"Relaxing" Memristors Could Give Future AI Systems a Major Efficiency Boost

Inspired by the way the neurons in your brain respond to time, this novel approach to reservoir computing could deliver a sixfold gain.

ghalfacree
about 2 months ago Machine Learning & AI

Researchers from the Universities of Michigan and Oklahoma, Cornell University, and the Pennsylvania State University are hoping to give future artificial intelligence (AI) systems a better sense of timekeeping — and, in doing so, deliver a sixfold boost in energy efficiency.

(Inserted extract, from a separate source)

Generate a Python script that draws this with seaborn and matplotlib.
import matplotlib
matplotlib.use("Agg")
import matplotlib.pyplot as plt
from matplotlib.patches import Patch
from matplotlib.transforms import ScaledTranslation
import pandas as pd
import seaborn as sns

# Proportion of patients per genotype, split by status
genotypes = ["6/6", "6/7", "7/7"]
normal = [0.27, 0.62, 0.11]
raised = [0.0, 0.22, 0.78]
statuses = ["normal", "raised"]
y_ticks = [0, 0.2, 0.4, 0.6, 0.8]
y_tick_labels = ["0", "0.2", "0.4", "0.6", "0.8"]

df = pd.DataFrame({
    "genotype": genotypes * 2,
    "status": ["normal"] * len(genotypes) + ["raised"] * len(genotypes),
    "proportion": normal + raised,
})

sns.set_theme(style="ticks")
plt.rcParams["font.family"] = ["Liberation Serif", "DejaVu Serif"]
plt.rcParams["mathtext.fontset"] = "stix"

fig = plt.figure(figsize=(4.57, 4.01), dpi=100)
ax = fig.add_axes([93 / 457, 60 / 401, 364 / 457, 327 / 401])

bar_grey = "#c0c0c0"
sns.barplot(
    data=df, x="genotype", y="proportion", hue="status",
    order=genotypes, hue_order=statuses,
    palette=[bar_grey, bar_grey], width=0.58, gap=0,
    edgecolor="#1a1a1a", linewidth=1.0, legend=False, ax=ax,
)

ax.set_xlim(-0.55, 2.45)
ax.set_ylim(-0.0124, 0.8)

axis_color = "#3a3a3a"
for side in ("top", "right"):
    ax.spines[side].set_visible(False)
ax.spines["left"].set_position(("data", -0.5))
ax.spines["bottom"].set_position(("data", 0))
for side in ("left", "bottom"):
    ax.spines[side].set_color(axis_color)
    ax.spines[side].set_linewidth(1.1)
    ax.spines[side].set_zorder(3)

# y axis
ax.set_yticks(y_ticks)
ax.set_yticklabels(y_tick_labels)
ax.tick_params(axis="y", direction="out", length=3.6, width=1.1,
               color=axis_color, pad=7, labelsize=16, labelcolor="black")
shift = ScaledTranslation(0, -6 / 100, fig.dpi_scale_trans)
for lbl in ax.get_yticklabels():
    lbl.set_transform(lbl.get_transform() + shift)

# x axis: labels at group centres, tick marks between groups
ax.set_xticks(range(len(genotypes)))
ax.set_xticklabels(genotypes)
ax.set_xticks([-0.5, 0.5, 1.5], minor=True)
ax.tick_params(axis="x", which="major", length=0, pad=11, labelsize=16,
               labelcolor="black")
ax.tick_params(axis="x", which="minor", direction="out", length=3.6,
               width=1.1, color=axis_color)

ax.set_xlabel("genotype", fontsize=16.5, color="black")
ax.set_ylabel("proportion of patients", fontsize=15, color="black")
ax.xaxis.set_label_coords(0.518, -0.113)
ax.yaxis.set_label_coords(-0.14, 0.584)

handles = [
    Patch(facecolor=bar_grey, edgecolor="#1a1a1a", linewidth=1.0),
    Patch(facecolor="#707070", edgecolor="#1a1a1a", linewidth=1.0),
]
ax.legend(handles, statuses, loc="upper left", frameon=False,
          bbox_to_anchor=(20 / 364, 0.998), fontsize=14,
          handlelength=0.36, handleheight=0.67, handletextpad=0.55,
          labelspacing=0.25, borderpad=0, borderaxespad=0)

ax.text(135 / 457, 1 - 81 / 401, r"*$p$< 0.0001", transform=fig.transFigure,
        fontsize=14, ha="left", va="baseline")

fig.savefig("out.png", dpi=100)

"Right now, there's a lot of interest in AI, but to process bigger and more interesting data, the approach is to increase the network size. That's not very efficient," argues Wei Lu, professor of engineering and co-corresponding author on the team's work. The core problem: graphics processing units (GPUs), currently used to run the lion's share of machine learning and artificial intelligence workloads, were never designed with neural networks in mind.

Researchers have come up with a way to give neural processors a better sense of time — and a major efficiency gain. (📷: Yoo et al)

The team's approach, by contrast, uses memristors in a manner that mimics how the human brain's own neurons "relax," losing electrical energy over time. The result is a machine learning device, which has an inherent embodiment of the passage of time, and subsequently the promise of major energy efficiency and accuracy gains.

"We anticipate that our brand-new material system could improve the energy efficiency of AI chips six times over the state-of-the-art material without varying time constants," claims co-first author Sieun Chae of the team's work, which uses a superconductor YCBO (yttrium, barium, carbon and oxygen) as its base then mixtures of magnesium, cobalt, nickel, copper and zinc oxides to create the memristors themselves.

Like biological neurons, the team's memristors "relax" over time — changing their resistance in a way which can be controlled during manufacture. (📷: Yoo et al)

"So far, it's a vision," John Herron, professor of materials science and engineering and co-corresponding author, admits of the project, "but I think there are pathways to making these materials scalable and affordable. These materials are earth-abundant, nontoxic, cheap and you can almost spray them on."

The team's work has been published in the journal Nature Electronics under closed-access terms; simulation code showing the memristors being used to drive a reservoir computing device capable of speech recognition is available from the corresponding authors "upon reasonable request."